→ **To be done**
Repeat every line below exactly as it reads.

[START Data supplied]

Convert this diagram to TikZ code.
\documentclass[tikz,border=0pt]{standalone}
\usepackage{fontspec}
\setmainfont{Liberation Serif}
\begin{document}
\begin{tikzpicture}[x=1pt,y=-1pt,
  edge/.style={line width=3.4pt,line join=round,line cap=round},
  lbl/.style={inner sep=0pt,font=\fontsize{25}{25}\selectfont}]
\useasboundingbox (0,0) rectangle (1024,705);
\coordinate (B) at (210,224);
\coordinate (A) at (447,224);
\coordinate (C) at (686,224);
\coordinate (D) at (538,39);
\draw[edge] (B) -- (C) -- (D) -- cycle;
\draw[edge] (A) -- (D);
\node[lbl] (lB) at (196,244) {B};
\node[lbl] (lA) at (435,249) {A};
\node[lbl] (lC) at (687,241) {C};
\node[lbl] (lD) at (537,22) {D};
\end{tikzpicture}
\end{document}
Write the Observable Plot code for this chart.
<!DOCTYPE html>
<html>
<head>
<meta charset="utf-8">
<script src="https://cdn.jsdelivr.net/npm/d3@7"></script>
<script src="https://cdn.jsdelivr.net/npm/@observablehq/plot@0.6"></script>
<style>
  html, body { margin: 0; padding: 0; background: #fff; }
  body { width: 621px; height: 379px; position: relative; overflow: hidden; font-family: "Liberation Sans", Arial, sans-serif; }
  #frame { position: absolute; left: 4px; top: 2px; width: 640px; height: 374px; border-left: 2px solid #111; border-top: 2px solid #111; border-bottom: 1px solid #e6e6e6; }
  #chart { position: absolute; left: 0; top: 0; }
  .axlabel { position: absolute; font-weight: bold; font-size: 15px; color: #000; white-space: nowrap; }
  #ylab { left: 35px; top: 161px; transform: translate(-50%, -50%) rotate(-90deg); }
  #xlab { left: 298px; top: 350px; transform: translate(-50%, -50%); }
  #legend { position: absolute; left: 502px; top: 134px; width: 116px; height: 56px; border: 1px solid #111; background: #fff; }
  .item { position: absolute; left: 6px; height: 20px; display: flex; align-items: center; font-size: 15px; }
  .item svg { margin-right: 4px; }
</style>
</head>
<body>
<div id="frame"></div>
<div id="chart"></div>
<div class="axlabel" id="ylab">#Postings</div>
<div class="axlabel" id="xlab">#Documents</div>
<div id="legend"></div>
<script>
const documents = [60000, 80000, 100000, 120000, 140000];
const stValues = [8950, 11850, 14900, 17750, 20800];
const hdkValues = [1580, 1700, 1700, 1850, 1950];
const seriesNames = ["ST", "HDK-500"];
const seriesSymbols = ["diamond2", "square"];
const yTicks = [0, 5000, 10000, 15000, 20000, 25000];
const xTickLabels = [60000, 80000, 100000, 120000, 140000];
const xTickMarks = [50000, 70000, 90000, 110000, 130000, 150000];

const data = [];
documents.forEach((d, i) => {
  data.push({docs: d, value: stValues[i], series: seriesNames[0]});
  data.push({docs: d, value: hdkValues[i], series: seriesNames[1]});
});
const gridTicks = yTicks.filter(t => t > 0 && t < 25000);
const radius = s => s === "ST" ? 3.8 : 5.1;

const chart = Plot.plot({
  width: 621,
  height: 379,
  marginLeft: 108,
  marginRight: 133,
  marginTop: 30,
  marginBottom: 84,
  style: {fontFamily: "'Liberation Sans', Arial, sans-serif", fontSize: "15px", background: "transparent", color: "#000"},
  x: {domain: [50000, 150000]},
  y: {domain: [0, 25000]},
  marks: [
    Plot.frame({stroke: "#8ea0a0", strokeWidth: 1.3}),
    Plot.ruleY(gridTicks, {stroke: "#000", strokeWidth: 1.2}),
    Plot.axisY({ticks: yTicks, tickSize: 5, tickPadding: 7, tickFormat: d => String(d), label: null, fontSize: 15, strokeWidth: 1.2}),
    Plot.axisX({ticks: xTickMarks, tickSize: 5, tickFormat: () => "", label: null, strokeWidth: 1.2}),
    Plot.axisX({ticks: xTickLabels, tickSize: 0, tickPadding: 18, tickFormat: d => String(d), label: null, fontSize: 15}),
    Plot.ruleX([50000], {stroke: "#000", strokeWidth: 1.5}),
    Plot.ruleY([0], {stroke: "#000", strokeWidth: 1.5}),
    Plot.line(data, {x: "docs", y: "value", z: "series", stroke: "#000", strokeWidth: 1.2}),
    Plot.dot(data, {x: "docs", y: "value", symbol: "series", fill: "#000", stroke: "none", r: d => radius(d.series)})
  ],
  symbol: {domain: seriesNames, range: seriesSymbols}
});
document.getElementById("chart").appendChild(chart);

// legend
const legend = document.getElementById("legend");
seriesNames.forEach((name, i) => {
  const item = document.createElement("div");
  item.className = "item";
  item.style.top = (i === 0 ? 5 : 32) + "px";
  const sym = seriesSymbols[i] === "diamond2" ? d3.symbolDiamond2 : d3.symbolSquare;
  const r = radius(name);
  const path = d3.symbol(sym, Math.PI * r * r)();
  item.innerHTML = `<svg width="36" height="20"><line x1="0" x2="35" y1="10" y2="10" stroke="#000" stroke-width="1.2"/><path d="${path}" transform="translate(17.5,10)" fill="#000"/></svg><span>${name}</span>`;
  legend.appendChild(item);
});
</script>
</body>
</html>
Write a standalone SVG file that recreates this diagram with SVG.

[END Data supplied]

→ **Complete response**
Convert this diagram to TikZ code.
\documentclass[tikz,border=0pt]{standalone}
\usepackage{fontspec}
\setmainfont{Liberation Serif}
\begin{document}
\begin{tikzpicture}[x=1pt,y=-1pt,
  edge/.style={line width=3.4pt,line join=round,line cap=round},
  lbl/.style={inner sep=0pt,font=\fontsize{25}{25}\selectfont}]
\useasboundingbox (0,0) rectangle (1024,705);
\coordinate (B) at (210,224);
\coordinate (A) at (447,224);
\coordinate (C) at (686,224);
\coordinate (D) at (538,39);
\draw[edge] (B) -- (C) -- (D) -- cycle;
\draw[edge] (A) -- (D);
\node[lbl] (lB) at (196,244) {B};
\node[lbl] (lA) at (435,249) {A};
\node[lbl] (lC) at (687,241) {C};
\node[lbl] (lD) at (537,22) {D};
\end{tikzpicture}
\end{document}
Write the Observable Plot code for this chart.
<!DOCTYPE html>
<html>
<head>
<meta charset="utf-8">
<script src="https://cdn.jsdelivr.net/npm/d3@7"></script>
<script src="https://cdn.jsdelivr.net/npm/@observablehq/plot@0.6"></script>
<style>
  html, body { margin: 0; padding: 0; background: #fff; }
  body { width: 621px; height: 379px; position: relative; overflow: hidden; font-family: "Liberation Sans", Arial, sans-serif; }
  #frame { position: absolute; left: 4px; top: 2px; width: 640px; height: 374px; border-left: 2px solid #111; border-top: 2px solid #111; border-bottom: 1px solid #e6e6e6; }
  #chart { position: absolute; left: 0; top: 0; }
  .axlabel { position: absolute; font-weight: bold; font-size: 15px; color: #000; white-space: nowrap; }
  #ylab { left: 35px; top: 161px; transform: translate(-50%, -50%) rotate(-90deg); }
  #xlab { left: 298px; top: 350px; transform: translate(-50%, -50%); }
  #legend { position: absolute; left: 502px; top: 134px; width: 116px; height: 56px; border: 1px solid #111; background: #fff; }
  .item { position: absolute; left: 6px; height: 20px; display: flex; align-items: center; font-size: 15px; }
  .item svg { margin-right: 4px; }
</style>
</head>
<body>
<div id="frame"></div>
<div id="chart"></div>
<div class="axlabel" id="ylab">#Postings</div>
<div class="axlabel" id="xlab">#Documents</div>
<div id="legend"></div>
<script>
const documents = [60000, 80000, 100000, 120000, 140000];
const stValues = [8950, 11850, 14900, 17750, 20800];
const hdkValues = [1580, 1700, 1700, 1850, 1950];
const seriesNames = ["ST", "HDK-500"];
const seriesSymbols = ["diamond2", "square"];
const yTicks = [0, 5000, 10000, 15000, 20000, 25000];
const xTickLabels = [60000, 80000, 100000, 120000, 140000];
const xTickMarks = [50000, 70000, 90000, 110000, 130000, 150000];

const data = [];
documents.forEach((d, i) => {
  data.push({docs: d, value: stValues[i], series: seriesNames[0]});
  data.push({docs: d, value: hdkValues[i], series: seriesNames[1]});
});
const gridTicks = yTicks.filter(t => t > 0 && t < 25000);
const radius = s => s === "ST" ? 3.8 : 5.1;

const chart = Plot.plot({
  width: 621,
  height: 379,
  marginLeft: 108,
  marginRight: 133,
  marginTop: 30,
  marginBottom: 84,
  style: {fontFamily: "'Liberation Sans', Arial, sans-serif", fontSize: "15px", background: "transparent", color: "#000"},
  x: {domain: [50000, 150000]},
  y: {domain: [0, 25000]},
  marks: [
    Plot.frame({stroke: "#8ea0a0", strokeWidth: 1.3}),
    Plot.ruleY(gridTicks, {stroke: "#000", strokeWidth: 1.2}),
    Plot.axisY({ticks: yTicks, tickSize: 5, tickPadding: 7, tickFormat: d => String(d), label: null, fontSize: 15, strokeWidth: 1.2}),
    Plot.axisX({ticks: xTickMarks, tickSize: 5, tickFormat: () => "", label: null, strokeWidth: 1.2}),
    Plot.axisX({ticks: xTickLabels, tickSize: 0, tickPadding: 18, tickFormat: d => String(d), label: null, fontSize: 15}),
    Plot.ruleX([50000], {stroke: "#000", strokeWidth: 1.5}),
    Plot.ruleY([0], {stroke: "#000", strokeWidth: 1.5}),
    Plot.line(data, {x: "docs", y: "value", z: "series", stroke: "#000", strokeWidth: 1.2}),
    Plot.dot(data, {x: "docs", y: "value", symbol: "series", fill: "#000", stroke: "none", r: d => radius(d.series)})
  ],
  symbol: {domain: seriesNames, range: seriesSymbols}
});
document.getElementById("chart").appendChild(chart);

// legend
const legend = document.getElementById("legend");
seriesNames.forEach((name, i) => {
  const item = document.createElement("div");
  item.className = "item";
  item.style.top = (i === 0 ? 5 : 32) + "px";
  const sym = seriesSymbols[i] === "diamond2" ? d3.symbolDiamond2 : d3.symbolSquare;
  const r = radius(name);
  const path = d3.symbol(sym, Math.PI * r * r)();
  item.innerHTML = `<svg width="36" height="20"><line x1="0" x2="35" y1="10" y2="10" stroke="#000" stroke-width="1.2"/><path d="${path}" transform="translate(17.5,10)" fill="#000"/></svg><span>${name}</span>`;
  legend.appendChild(item);
});
</script>
</body>
</html>
Write a standalone SVG file that recreates this diagram with SVG.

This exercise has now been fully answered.